“Be respectful of differences. Saying—we are all saying the same thing is not helpful.” Speaking at Ohalah, The Association for Rabbis for Jewish Renewal, Art Green quoted a Japanese monk saying, “to say—mine is the only God or the only way is like saying my wife is the only woman.” You can be in a good marriage or a good religion / spiritual tradition while acknowledging that there are other good marriages and traditions. You can’t and don’t need to know all of them from the inside.
In his keynote speech, Rabbi Green explained that “Deep Ecumenism,” the theme of the conference, borrows from ecology. He laid out three things any faith community should remember.
- Use non-polluting or non-poisoning language in religious dialogues. We each have a built in meaning making need or a desire to become a unique image of God. In our religious or spiritual traditions we need to respect those unique qualities and differences.
- Consider what it means to stand in your tradition. Think more about the question “How am I capable of loving?” than “What do I love?” Not all love is the same. A Christian may read the Psalms in a very different way from a Jew. A Muslim may interpret the love expressed in a Rumi poem in a very different way than other traditions reading of the Psalms. “Not all love is the same but we can learn a lot from each other,” said Green explaining that “all love is on a continuum: the love of God and the love of Eros.” Sometimes we have more in common with someone of another tradition than we do with people of our own tradition. We can respect and learn from each other and our differences. Even abuse is on that spectrum. We can speak up against distortions of love, while still holding that every human being has a soul that came out of a place of love and did those things out of suffering and distortion, said Green.

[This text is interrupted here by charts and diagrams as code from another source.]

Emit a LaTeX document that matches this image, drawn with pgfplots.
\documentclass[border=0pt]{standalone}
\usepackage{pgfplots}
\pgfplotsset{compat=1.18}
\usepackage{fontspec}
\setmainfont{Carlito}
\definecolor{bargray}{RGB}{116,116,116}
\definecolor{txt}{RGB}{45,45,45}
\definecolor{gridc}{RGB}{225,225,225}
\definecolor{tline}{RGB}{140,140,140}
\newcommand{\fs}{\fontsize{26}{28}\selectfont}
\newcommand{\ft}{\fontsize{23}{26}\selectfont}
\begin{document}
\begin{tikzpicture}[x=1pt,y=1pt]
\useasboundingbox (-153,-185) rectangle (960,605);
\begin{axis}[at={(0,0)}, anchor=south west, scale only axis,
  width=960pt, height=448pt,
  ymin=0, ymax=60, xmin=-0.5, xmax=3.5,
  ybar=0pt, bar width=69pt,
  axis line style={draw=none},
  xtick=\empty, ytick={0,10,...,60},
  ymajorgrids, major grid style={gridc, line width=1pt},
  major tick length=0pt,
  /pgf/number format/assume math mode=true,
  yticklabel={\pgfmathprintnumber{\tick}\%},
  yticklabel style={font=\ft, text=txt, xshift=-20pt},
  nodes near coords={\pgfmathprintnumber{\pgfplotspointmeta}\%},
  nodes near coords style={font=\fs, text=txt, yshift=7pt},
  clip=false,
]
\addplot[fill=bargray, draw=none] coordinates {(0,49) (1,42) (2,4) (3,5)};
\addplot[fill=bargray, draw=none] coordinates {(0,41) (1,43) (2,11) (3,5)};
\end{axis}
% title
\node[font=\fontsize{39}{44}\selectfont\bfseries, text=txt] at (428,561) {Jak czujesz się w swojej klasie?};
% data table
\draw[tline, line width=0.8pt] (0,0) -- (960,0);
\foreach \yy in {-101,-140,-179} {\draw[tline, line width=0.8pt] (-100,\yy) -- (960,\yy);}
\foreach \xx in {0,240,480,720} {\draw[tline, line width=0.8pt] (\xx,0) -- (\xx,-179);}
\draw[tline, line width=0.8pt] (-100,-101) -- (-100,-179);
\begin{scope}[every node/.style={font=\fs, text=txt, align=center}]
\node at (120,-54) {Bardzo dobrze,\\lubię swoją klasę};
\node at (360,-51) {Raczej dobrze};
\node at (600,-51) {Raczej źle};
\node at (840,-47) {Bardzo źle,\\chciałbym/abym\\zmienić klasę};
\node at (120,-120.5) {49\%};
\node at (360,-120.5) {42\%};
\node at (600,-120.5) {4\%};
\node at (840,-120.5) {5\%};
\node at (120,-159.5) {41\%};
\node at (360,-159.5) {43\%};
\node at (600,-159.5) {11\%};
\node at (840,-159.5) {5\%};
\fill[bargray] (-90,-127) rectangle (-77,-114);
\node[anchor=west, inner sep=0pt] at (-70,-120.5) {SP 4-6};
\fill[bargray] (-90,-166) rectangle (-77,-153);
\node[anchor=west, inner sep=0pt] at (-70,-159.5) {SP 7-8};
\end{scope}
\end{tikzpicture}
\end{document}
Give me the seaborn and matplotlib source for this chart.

- Be careful of spiritual imperialism. “Your religious legitimacy is about your relationship to God not your relationship to another religion,” said Green to a packed crowd in Colorado.
Green, who considers himself a Neohassid and a loving cousin of the Jewish Renewal movement said, “We have a struggle going on for the soul of Judaism. Other traditions have a similar struggle. What we teach and say today is terribly important.”